Written By: Janine Kick
If you’ve talked to any Kerosene team member, I am sure you’ve heard us at one point or another get on our soapbox about ‘running through the tape’ during the fundraising process. That’s because when it comes down to it, the more customers you have, the more revenue you (likely) have, the “easier” it is to convince investors to make an investment. We hear it over and over again from the 200+ investors in our network – they ask, “What does Company X’s current revenue look like?” before they even consider taking a meeting…
Let’s say you’re one of the special ones and you can answer the above question positively. You’re sitting at about $20k MRR and growing – GREAT. That’s step one. You’ll still need to convince investors that people *will continue to pay* for your startup’s product. How can you create such a convincing story?
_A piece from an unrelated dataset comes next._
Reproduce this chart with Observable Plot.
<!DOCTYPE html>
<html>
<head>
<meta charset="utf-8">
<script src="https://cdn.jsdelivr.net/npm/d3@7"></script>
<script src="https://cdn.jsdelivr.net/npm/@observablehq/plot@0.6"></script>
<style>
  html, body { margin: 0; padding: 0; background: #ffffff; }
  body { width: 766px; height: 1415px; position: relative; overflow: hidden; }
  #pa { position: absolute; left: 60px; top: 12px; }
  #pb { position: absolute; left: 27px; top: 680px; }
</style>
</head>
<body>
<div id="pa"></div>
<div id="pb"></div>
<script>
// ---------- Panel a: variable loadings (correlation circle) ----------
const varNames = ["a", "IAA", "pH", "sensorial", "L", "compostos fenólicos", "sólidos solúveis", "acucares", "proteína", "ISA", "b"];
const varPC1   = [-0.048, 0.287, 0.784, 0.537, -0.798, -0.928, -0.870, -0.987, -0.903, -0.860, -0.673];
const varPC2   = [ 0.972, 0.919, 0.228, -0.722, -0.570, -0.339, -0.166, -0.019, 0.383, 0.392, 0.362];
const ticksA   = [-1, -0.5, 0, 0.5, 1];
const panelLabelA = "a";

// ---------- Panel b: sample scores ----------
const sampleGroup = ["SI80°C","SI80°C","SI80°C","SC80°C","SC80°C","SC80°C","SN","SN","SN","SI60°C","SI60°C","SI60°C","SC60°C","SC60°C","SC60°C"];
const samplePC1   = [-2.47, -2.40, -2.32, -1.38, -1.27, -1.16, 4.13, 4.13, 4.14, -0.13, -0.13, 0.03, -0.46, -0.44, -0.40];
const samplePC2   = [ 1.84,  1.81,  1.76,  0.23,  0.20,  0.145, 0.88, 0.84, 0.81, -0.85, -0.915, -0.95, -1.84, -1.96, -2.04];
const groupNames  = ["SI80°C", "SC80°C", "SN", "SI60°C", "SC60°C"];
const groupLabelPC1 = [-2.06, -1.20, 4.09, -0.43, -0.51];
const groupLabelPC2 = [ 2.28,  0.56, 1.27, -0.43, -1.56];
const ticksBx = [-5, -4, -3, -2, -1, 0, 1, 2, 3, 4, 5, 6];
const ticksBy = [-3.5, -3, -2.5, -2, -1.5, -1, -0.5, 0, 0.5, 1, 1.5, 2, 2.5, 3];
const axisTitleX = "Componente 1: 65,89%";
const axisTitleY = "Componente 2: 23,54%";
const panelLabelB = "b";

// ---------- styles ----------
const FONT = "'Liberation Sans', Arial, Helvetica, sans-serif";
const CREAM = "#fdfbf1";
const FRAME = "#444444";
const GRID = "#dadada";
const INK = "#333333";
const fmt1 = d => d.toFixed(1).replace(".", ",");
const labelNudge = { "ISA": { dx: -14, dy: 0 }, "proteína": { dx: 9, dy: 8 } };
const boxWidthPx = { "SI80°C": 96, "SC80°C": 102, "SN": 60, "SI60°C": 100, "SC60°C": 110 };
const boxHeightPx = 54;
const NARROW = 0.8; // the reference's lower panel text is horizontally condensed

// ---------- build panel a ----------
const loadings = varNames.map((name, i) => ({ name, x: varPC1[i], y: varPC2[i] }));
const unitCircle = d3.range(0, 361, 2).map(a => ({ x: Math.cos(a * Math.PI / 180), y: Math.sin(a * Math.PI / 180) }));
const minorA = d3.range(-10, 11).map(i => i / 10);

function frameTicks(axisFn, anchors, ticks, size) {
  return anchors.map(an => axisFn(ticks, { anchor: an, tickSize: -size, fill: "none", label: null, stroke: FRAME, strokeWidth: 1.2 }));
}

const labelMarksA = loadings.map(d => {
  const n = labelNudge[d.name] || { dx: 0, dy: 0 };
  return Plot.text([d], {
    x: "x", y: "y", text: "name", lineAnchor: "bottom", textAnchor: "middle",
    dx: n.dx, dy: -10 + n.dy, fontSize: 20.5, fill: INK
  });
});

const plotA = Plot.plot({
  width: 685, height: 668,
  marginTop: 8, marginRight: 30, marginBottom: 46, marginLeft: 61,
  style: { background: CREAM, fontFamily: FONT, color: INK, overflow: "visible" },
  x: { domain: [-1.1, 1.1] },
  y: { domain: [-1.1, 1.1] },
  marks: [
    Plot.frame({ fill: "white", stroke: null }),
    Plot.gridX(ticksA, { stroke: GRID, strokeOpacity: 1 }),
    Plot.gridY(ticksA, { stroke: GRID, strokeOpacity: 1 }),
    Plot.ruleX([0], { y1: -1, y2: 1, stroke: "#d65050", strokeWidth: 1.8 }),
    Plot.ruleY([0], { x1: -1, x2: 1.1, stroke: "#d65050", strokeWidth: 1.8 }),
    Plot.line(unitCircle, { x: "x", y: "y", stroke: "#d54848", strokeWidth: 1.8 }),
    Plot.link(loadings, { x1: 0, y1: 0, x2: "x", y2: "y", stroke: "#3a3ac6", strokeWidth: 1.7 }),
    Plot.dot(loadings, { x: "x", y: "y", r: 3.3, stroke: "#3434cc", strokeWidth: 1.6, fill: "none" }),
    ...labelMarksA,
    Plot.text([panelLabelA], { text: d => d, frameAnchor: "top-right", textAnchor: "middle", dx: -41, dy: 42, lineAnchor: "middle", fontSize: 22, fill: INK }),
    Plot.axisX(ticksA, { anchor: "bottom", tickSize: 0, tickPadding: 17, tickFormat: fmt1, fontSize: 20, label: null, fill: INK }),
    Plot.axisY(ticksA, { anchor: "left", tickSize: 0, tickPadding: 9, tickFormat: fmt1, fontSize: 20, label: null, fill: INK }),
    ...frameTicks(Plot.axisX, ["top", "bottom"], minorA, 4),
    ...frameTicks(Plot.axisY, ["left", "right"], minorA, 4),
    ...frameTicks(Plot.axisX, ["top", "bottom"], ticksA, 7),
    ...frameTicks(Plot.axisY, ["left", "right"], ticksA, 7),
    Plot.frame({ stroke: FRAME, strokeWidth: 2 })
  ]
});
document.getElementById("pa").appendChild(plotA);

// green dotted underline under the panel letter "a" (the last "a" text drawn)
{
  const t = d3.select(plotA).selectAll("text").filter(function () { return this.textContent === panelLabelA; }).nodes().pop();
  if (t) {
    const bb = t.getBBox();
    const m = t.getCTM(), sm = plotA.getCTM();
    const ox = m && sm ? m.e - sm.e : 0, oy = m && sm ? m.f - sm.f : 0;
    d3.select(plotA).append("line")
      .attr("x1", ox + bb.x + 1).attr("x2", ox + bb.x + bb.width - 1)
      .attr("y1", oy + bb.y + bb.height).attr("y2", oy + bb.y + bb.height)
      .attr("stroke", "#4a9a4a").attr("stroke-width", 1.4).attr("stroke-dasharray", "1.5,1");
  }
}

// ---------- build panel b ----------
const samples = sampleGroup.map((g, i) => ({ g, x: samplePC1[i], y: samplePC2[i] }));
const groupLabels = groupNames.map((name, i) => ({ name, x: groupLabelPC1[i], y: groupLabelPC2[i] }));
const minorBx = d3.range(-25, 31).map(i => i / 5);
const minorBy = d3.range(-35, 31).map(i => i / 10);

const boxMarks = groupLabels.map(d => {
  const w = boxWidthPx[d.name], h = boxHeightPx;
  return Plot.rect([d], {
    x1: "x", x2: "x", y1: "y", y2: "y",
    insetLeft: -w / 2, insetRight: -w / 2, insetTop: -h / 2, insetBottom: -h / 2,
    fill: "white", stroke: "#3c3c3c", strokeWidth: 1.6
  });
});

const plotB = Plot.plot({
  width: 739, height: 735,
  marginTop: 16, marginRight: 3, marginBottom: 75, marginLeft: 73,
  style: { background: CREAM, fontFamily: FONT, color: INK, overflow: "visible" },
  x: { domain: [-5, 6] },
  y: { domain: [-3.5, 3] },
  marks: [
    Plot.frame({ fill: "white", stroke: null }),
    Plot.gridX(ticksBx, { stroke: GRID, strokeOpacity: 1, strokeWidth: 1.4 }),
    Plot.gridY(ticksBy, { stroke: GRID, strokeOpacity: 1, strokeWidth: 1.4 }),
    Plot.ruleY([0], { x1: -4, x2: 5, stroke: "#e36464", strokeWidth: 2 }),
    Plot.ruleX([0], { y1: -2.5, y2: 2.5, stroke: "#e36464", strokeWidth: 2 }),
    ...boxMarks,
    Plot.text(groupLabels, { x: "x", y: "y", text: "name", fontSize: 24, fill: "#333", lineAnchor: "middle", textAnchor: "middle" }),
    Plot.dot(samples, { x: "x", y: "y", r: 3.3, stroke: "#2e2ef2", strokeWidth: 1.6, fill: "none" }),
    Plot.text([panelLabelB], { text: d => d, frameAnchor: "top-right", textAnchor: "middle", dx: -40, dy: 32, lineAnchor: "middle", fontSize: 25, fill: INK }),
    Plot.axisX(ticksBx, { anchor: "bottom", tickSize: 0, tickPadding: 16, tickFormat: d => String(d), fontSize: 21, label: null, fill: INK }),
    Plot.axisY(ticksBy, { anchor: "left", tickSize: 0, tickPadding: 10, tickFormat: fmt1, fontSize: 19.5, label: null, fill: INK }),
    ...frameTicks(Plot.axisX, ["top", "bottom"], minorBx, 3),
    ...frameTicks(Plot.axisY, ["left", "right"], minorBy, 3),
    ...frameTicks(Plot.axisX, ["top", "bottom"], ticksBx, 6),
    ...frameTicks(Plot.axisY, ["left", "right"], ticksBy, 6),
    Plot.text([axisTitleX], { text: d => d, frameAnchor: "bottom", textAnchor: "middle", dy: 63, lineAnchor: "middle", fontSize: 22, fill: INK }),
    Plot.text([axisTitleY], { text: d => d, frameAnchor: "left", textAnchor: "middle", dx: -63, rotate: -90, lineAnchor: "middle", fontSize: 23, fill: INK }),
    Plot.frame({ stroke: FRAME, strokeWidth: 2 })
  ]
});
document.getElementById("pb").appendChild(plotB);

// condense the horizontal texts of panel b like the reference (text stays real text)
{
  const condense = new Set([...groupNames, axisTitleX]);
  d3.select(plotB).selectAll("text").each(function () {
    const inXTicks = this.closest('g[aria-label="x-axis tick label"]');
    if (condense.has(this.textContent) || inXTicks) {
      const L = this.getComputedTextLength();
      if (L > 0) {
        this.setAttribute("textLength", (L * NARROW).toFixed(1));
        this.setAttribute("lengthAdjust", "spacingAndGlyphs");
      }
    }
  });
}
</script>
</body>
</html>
It’s all about building a very clear picture of your future pipeline and demonstrating that your customers are progressing through the funnel towards a purchase. Which, for many of the early-stage B2B startups we engage with, it often looks like quantifying the number of companies in each of the following buckets:
- Referenceable Letter of Intent (top of the funnel)
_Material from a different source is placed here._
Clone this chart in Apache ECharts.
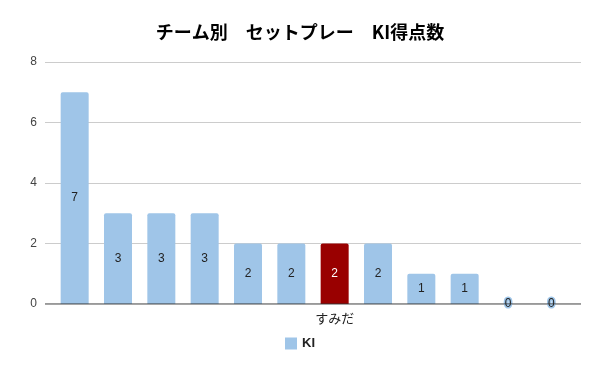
<!DOCTYPE html>
<html><head><meta charset="utf-8">
<script src="https://cdn.jsdelivr.net/npm/echarts@6/dist/echarts.min.js"></script>
<style>html,body{margin:0;padding:0;background:#fff}#c{width:600px;height:371px}</style>
</head><body><div id="c"></div>
<script>
const titleText = 'チーム別　セットプレー　KI得点数';
const seriesName = 'KI';
const categories = ['', '', '', '', '', '', 'すみだ', '', '', '', '', ''];
const values = [7, 3, 3, 3, 2, 2, 2, 2, 1, 1, 0, 0];
const highlightIndex = 6;
const yTicks = [0, 2, 4, 6, 8];

const BLUE = '#9fc5e8', RED = '#990000';
const FONT = '"Liberation Sans", Arial, "Noto Sans CJK JP", sans-serif';

const data = values.map((v, i) => {
  const item = { value: v };
  if (i === highlightIndex) {
    item.itemStyle = { color: RED };
    item.label = { color: '#ffffff' };
  } else if (v === 0) {
    item.label = { textBorderColor: BLUE, textBorderWidth: 3 };
  }
  return item;
});

const chart = echarts.init(document.getElementById('c'), null, { renderer: 'canvas' });
chart.setOption({
  animation: false,
  title: {
    text: titleText, left: 'center', top: 18,
    textStyle: { fontFamily: '"Noto Sans CJK JP", sans-serif', fontWeight: 'bold', fontSize: 18, color: '#000' }
  },
  legend: {
    bottom: 16, left: 'center', itemWidth: 12, itemHeight: 12, icon: 'rect',
    textStyle: { fontFamily: FONT, fontSize: 13, fontWeight: 'bold', color: '#222' },
    data: [seriesName]
  },
  grid: [
    { left: 45, right: 19, top: 62, bottom: 67 },
    { left: 53, right: 27, top: 62, bottom: 67 }
  ],
  xAxis: [
    { gridIndex: 0, type: 'value', min: 0, max: 1, show: false },
    {
      gridIndex: 1, type: 'category', data: categories,
      axisLine: { show: false }, axisTick: { show: false },
      axisLabel: { interval: 0, margin: 8, fontFamily: '"Noto Sans CJK JP", sans-serif', fontSize: 13, color: '#222' }
    }
  ],
  yAxis: [
    {
      gridIndex: 0, type: 'value', min: yTicks[0], max: yTicks[yTicks.length - 1], interval: yTicks[1] - yTicks[0],
      axisLine: { show: false }, axisTick: { show: false },
      axisLabel: { margin: 8, fontFamily: FONT, fontSize: 12, color: '#444' },
      splitLine: { lineStyle: { color: '#cccccc', width: 1 } }
    },
    { gridIndex: 1, type: 'value', min: yTicks[0], max: yTicks[yTicks.length - 1], show: false }
  ],
  series: [
    {
      type: 'line', xAxisIndex: 0, yAxisIndex: 0, data: [[0, 0], [1, 0]],
      symbol: 'none', silent: true, lineStyle: { color: '#333333', width: 1 }, z: 5, legendHoverLink: false
    },
    {
      name: seriesName, type: 'bar', xAxisIndex: 1, yAxisIndex: 1, data: data,
      barWidth: 28, itemStyle: { color: BLUE, borderRadius: [2, 2, 0, 0] },
      label: { show: true, position: 'inside', fontFamily: FONT, fontSize: 12, color: '#222' },
      z: 3
    }
  ]
});
</script></body></html>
A referenceable LOI is an agreement between a startup and typically a larger organization agreeing to become a customer when the desired product becomes available and meets their expectations and needs. These types of agreements aren’t typically binding, but they are a good proxy for investors.
- Pilot or Proof of Concept
Having a pilot in place is one step closer. Your potential customer is implementing your product and validating performance in a “test run” of the technology. Often, a pilot is paid for and serves as the first step of a company wide roll-out.
- Signed Contract
You’ve developed the product, tested it and have a signed, binding contract in place for a set number of licenses over a period of time.
- Contract Revenue (bottom of the funnel)
The holy grail we’re all after, right? At Kerosene we say, ‘it’s not done until the check hits the bank’ and the same goes here when looking at traction. Once you’ve received your first check from a customer it tends to be easier from there.
While none of this (except for maybe the passionate, paying customers – and a lot of them!) is a silver bullet for fundraising, being able to demonstrate early signs of traction and your pipeline progressing from week to week will likely help in raising VC.